Quote From Radical Personalism that opens the discussion:
“In general, present-day Gaudiya Vaishnavism seems to be stuck in what we may call an overdose of confidence, or a profound inability to deal with uncertainty, liminality, and paradox, all of which create a necessary displacement from our comfort zone. Instead of discarding mystery by claiming a perfect understanding, we are invited to harmonize and include all contradictions and dilemmas in a higher synthesis, as part of our inner project. We call this Radical Unknowing.”
- To this Patrick adds from his own early experience with the Catholic tradition, where often the “right answers” are taught, this prevents a living experience of knowledge, where there is nothing to discover on the other side.
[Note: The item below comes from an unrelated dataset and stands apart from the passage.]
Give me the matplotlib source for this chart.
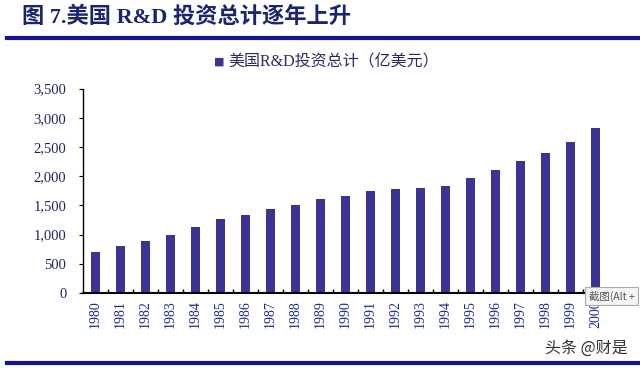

- Then Patrick and Swami share a magical unfolding of the process of evolution of the artist through the art, regardless of the medium. The artists themselves do not fully understand what they are encountering, that they are contending with something that they don’t understand. This is the difference between artists and performers.
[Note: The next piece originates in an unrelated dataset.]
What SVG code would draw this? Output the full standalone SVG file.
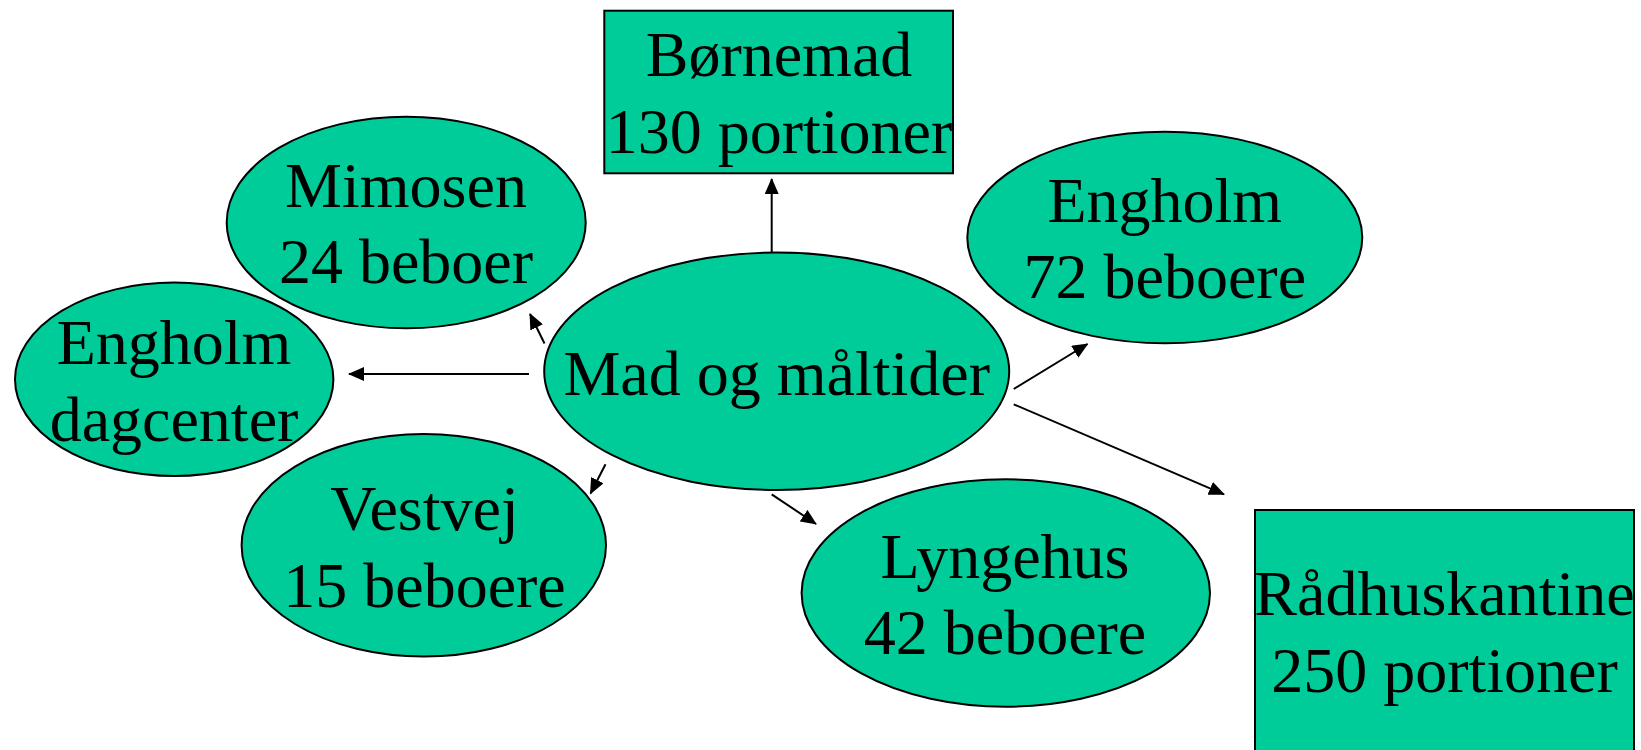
<svg xmlns="http://www.w3.org/2000/svg" width="1641" height="750" viewBox="0 0 1641 750">
<style>
.shape { fill: #00CC99; stroke: #000000; stroke-width: 2; }
.lbl { font-family: "Liberation Serif", "Times New Roman", serif; font-size: 64px; fill: #000000; text-anchor: middle; }
.conn { stroke: #000000; stroke-width: 2; fill: none; marker-end: url(#arrow); }
</style>
<defs>
<marker id="arrow" viewBox="0 0 16 14" refX="15" refY="7" markerWidth="16" markerHeight="14" markerUnits="userSpaceOnUse" orient="auto">
<path d="M0,0 L16,7 L0,14 z" fill="#000000"/>
</marker>
</defs>
<rect width="1641" height="750" fill="#ffffff"/>
<g id="connectors">
<line class="conn" x1="771.7" y1="252" x2="771.7" y2="179"/>
<line class="conn" x1="544.5" y1="343.5" x2="530" y2="314"/>
<line class="conn" x1="529" y1="374" x2="349" y2="374"/>
<line class="conn" x1="605.5" y1="464.3" x2="590.5" y2="493.5"/>
<line class="conn" x1="771.7" y1="494.3" x2="816" y2="524"/>
<line class="conn" x1="1013.7" y1="389" x2="1087.5" y2="344"/>
<line class="conn" x1="1013.7" y1="404.3" x2="1224" y2="494.3"/>
</g>
<g id="node-mad">
<ellipse class="shape" cx="776.7" cy="371.3" rx="232.5" ry="118.7"/>
<text class="lbl" x="776.7" y="395">Mad og måltider</text>
</g>
<g id="node-bornemad">
<rect class="shape" x="604.3" y="10.7" width="348.7" height="162.6"/>
<text class="lbl" x="779" y="76">Børnemad</text>
<text class="lbl" x="779" y="153.3">130 portioner</text>
</g>
<g id="node-mimosen">
<ellipse class="shape" cx="406.2" cy="222.5" rx="179.5" ry="105.8"/>
<text class="lbl" x="406" y="207.3">Mimosen</text>
<text class="lbl" x="406" y="283.3">24 beboer</text>
</g>
<g id="node-engholm-dagcenter">
<ellipse class="shape" cx="174.2" cy="379.3" rx="159.2" ry="96.7"/>
<text class="lbl" x="174" y="364">Engholm</text>
<text class="lbl" x="174" y="440.7">dagcenter</text>
</g>
<g id="node-vestvej">
<ellipse class="shape" cx="423.8" cy="545.3" rx="182.2" ry="111.3"/>
<text class="lbl" x="424.5" y="530">Vestvej</text>
<text class="lbl" x="424.5" y="606.7">15 beboere</text>
</g>
<g id="node-engholm-72">
<ellipse class="shape" cx="1164.8" cy="237.5" rx="197.5" ry="105.8"/>
<text class="lbl" x="1164.8" y="221.7">Engholm</text>
<text class="lbl" x="1164.8" y="298.3">72 beboere</text>
</g>
<g id="node-lyngehus">
<ellipse class="shape" cx="1005.8" cy="593" rx="204.2" ry="113.7"/>
<text class="lbl" x="1005" y="578.3">Lyngehus</text>
<text class="lbl" x="1005" y="654.3">42 beboere</text>
</g>
<g id="node-raadhuskantine">
<rect class="shape" x="1255" y="510" width="379" height="260"/>
<text class="lbl" x="1444.5" y="615">Rådhuskantine</text>
<text class="lbl" x="1444.5" y="692.3">250 portioner</text>
</g>
</svg>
- Each new layer of discovery positions the artist n a new level of ignorance which leaves the artist feeling-un-finished. Patrick shares that each sculpture is an object of failure. Acknowledging the failure is part of the success of the art.
- Touched by a quote from Dostoevsky that “Beauty will save the world,” an illuminating discussion further ensues of how art is an entering into mystery and extracting a new sense of purpose, and how by finding that purpose, the world will be save. We are all invited to be artists and to enter int the unknown, extract meaning and purpose and offer that to the world. That is beauty.
- The creative process unites opposites and is a messy job. Those who appreciate that will be transformed. “Art reveals what nature hides” . The creative tension is to reveal the mystery, while at the same time retain the mystery and not feel the necessity to solve it. the artist facilitates a revelation of mystery beyond that of the mind.
- Patrick very openly and vulnerably shared his experience of entering the cave of mystery, and coexisting there for some time as part of his journey, participating in the spiritual exercises as design by St Ignatius, and the crucial role of surrender in the spiritual journey, where there is both an honest wrestling with and an opening to the divine’s will. Silence, and the profound breaking of that silence, has the ability to dissolve the boundary between that separates the gross plane and the spiritual plane, and “let the spiritual energy rain down on earth.”
- Vulnerability and unconditional love was discussed, and how, never having experienced such love, one may be traumatized by it, not knowing where to put it. The English word “blessing” is related to the French word “blessée” which means wound.
- The discussion wound its way to speaking about the value of opposition as fuel for progress and how this is an all-pervading theme throughout sacred texts. Patrick often discusses this with his students. We know that opposition is healthy but yet we still don’t like it. It is experiences as an imperfect means that manifests perfection.